_Exercise task_. In the records below, find the line containing "Output the web" and the line containing "442, 424, 375, 351, 329];"; please repeat exactly the lines from one to the other, both included, and nothing more.

_Data provided_.

= = = =

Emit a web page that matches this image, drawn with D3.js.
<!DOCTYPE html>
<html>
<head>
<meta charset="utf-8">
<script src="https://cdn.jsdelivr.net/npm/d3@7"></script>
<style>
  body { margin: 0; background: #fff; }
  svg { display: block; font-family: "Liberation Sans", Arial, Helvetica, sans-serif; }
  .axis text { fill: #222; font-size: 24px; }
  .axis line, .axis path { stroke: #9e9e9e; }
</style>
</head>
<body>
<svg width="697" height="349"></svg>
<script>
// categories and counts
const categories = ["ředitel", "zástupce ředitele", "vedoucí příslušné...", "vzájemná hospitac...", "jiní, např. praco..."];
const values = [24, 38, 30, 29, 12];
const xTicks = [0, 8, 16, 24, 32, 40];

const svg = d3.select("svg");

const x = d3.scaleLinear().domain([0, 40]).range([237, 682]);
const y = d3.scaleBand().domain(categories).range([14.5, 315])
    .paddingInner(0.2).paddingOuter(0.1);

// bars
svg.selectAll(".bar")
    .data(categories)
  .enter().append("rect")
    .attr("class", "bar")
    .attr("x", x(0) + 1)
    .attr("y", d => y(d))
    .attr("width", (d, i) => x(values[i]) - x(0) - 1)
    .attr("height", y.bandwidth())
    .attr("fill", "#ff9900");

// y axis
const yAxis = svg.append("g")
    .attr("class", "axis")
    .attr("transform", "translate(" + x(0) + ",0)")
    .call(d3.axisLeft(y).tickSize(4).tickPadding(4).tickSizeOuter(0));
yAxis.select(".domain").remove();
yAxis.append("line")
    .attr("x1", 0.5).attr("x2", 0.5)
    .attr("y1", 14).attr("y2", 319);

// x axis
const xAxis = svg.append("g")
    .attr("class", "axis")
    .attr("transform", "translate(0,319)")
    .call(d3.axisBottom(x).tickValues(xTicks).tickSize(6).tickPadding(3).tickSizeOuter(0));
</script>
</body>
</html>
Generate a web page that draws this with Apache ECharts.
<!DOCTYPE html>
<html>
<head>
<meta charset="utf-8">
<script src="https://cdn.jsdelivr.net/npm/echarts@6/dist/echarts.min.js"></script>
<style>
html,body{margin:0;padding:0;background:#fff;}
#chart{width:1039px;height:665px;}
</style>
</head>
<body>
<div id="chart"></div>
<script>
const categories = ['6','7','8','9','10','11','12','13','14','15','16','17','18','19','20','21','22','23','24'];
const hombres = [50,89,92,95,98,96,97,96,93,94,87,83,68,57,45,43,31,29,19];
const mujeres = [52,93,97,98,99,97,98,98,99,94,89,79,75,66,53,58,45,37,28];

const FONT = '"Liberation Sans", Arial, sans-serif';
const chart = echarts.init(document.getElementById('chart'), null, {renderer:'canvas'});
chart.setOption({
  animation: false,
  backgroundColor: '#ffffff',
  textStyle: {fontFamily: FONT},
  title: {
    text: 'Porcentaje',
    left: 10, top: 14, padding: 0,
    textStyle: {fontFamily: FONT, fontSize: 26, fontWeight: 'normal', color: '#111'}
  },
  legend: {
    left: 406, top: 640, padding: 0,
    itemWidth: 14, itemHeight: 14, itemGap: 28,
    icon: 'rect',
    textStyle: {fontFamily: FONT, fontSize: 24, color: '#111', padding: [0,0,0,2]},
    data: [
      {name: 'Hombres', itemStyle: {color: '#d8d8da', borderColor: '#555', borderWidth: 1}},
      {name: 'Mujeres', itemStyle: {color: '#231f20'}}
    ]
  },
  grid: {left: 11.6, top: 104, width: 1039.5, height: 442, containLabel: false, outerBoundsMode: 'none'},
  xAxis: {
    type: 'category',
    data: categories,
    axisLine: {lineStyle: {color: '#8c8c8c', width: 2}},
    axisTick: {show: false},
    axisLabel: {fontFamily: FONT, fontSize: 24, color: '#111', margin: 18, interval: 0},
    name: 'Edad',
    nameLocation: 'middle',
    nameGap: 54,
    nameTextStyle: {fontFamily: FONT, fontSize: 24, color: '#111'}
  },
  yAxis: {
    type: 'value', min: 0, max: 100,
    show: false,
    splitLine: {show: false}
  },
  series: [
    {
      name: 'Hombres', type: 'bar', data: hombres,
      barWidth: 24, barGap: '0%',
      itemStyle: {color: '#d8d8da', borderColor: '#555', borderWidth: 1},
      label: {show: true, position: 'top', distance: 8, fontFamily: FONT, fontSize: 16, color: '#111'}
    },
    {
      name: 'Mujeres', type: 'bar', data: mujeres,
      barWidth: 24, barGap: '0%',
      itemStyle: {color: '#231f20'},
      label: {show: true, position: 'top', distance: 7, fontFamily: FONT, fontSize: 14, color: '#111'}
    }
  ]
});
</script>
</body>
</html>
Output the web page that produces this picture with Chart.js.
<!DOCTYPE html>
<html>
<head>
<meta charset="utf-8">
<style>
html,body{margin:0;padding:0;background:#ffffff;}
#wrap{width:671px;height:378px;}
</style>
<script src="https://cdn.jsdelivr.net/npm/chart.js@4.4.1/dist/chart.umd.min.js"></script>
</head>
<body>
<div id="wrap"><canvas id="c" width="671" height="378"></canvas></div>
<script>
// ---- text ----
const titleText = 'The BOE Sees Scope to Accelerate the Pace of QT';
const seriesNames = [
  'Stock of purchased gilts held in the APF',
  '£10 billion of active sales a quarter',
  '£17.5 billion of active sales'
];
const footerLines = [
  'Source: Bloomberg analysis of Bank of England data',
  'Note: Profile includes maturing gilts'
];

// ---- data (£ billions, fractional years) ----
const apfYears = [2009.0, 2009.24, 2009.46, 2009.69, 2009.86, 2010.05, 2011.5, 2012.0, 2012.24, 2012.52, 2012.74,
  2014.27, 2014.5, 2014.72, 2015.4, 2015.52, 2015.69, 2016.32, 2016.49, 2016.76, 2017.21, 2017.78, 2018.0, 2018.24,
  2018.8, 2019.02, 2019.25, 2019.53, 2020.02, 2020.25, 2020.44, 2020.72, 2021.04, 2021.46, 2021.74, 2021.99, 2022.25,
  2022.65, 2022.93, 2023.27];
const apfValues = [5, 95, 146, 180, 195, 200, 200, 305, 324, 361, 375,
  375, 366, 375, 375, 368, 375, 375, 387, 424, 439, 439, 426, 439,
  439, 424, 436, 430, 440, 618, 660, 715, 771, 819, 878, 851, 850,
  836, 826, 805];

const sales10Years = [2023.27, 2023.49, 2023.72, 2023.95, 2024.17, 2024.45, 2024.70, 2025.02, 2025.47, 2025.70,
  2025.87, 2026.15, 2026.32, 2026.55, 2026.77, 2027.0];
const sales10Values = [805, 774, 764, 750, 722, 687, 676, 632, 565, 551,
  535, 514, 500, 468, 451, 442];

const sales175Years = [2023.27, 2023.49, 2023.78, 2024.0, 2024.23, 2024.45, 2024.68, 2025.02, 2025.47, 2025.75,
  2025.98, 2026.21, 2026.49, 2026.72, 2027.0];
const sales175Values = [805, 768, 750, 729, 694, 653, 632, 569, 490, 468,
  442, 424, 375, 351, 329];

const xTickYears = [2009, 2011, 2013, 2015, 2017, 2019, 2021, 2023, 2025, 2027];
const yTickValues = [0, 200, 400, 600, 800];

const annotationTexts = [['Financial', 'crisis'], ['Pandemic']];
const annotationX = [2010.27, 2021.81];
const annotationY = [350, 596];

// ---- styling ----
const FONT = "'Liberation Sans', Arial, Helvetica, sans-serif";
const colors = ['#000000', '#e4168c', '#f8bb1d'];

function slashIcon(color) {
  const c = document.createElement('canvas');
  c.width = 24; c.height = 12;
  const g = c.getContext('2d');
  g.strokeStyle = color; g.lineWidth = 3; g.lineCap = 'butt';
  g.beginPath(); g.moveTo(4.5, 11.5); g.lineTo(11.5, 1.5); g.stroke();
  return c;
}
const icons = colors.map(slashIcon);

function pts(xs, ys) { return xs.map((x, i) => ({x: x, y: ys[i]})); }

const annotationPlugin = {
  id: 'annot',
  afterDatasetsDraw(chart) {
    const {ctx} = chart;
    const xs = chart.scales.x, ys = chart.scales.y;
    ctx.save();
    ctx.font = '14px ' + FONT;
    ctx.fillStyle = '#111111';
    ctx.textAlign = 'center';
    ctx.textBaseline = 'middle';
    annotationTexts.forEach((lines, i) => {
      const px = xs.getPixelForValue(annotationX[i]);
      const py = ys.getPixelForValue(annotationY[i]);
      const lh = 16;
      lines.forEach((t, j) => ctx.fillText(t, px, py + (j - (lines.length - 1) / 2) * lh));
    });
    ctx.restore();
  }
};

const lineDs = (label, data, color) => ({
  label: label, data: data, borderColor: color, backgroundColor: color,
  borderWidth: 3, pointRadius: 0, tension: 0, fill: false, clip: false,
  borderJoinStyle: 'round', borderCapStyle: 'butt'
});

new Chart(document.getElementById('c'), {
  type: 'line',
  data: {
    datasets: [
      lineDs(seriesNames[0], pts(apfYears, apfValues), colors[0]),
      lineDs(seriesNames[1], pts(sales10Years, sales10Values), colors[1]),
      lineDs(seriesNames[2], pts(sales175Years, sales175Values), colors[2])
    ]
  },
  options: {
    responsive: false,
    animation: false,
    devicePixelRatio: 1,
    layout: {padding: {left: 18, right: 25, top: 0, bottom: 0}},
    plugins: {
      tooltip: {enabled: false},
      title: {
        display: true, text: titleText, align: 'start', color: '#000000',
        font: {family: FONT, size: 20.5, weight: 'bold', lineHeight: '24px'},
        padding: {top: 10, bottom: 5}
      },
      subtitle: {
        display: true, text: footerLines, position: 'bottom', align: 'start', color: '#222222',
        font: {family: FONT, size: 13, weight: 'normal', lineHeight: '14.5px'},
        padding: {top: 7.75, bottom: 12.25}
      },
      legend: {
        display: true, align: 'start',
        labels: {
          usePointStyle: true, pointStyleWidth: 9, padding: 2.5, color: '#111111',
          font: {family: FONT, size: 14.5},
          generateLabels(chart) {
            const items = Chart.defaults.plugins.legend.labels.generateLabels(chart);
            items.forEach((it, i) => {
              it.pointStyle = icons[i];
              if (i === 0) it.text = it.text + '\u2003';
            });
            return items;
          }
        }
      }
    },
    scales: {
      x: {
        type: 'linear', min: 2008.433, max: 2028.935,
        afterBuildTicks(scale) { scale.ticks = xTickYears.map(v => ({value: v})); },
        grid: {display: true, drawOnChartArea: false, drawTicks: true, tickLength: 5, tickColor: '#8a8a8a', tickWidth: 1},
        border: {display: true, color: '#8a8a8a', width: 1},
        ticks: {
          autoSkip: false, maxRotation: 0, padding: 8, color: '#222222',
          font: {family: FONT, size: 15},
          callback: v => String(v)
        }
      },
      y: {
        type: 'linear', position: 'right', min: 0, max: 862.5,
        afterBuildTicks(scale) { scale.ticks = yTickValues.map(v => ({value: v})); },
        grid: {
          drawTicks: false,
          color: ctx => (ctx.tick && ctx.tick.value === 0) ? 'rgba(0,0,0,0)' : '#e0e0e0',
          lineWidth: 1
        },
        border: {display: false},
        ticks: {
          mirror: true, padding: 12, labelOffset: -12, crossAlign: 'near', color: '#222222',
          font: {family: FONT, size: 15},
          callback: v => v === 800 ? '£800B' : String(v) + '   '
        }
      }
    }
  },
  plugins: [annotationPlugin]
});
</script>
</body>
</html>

= = = =

_Exercise output_.
Output the web page that produces this picture with Chart.js.
<!DOCTYPE html>
<html>
<head>
<meta charset="utf-8">
<style>
html,body{margin:0;padding:0;background:#ffffff;}
#wrap{width:671px;height:378px;}
</style>
<script src="https://cdn.jsdelivr.net/npm/chart.js@4.4.1/dist/chart.umd.min.js"></script>
</head>
<body>
<div id="wrap"><canvas id="c" width="671" height="378"></canvas></div>
<script>
// ---- text ----
const titleText = 'The BOE Sees Scope to Accelerate the Pace of QT';
const seriesNames = [
  'Stock of purchased gilts held in the APF',
  '£10 billion of active sales a quarter',
  '£17.5 billion of active sales'
];
const footerLines = [
  'Source: Bloomberg analysis of Bank of England data',
  'Note: Profile includes maturing gilts'
];

// ---- data (£ billions, fractional years) ----
const apfYears = [2009.0, 2009.24, 2009.46, 2009.69, 2009.86, 2010.05, 2011.5, 2012.0, 2012.24, 2012.52, 2012.74,
  2014.27, 2014.5, 2014.72, 2015.4, 2015.52, 2015.69, 2016.32, 2016.49, 2016.76, 2017.21, 2017.78, 2018.0, 2018.24,
  2018.8, 2019.02, 2019.25, 2019.53, 2020.02, 2020.25, 2020.44, 2020.72, 2021.04, 2021.46, 2021.74, 2021.99, 2022.25,
  2022.65, 2022.93, 2023.27];
const apfValues = [5, 95, 146, 180, 195, 200, 200, 305, 324, 361, 375,
  375, 366, 375, 375, 368, 375, 375, 387, 424, 439, 439, 426, 439,
  439, 424, 436, 430, 440, 618, 660, 715, 771, 819, 878, 851, 850,
  836, 826, 805];

const sales10Years = [2023.27, 2023.49, 2023.72, 2023.95, 2024.17, 2024.45, 2024.70, 2025.02, 2025.47, 2025.70,
  2025.87, 2026.15, 2026.32, 2026.55, 2026.77, 2027.0];
const sales10Values = [805, 774, 764, 750, 722, 687, 676, 632, 565, 551,
  535, 514, 500, 468, 451, 442];

const sales175Years = [2023.27, 2023.49, 2023.78, 2024.0, 2024.23, 2024.45, 2024.68, 2025.02, 2025.47, 2025.75,
  2025.98, 2026.21, 2026.49, 2026.72, 2027.0];
const sales175Values = [805, 768, 750, 729, 694, 653, 632, 569, 490, 468,
  442, 424, 375, 351, 329];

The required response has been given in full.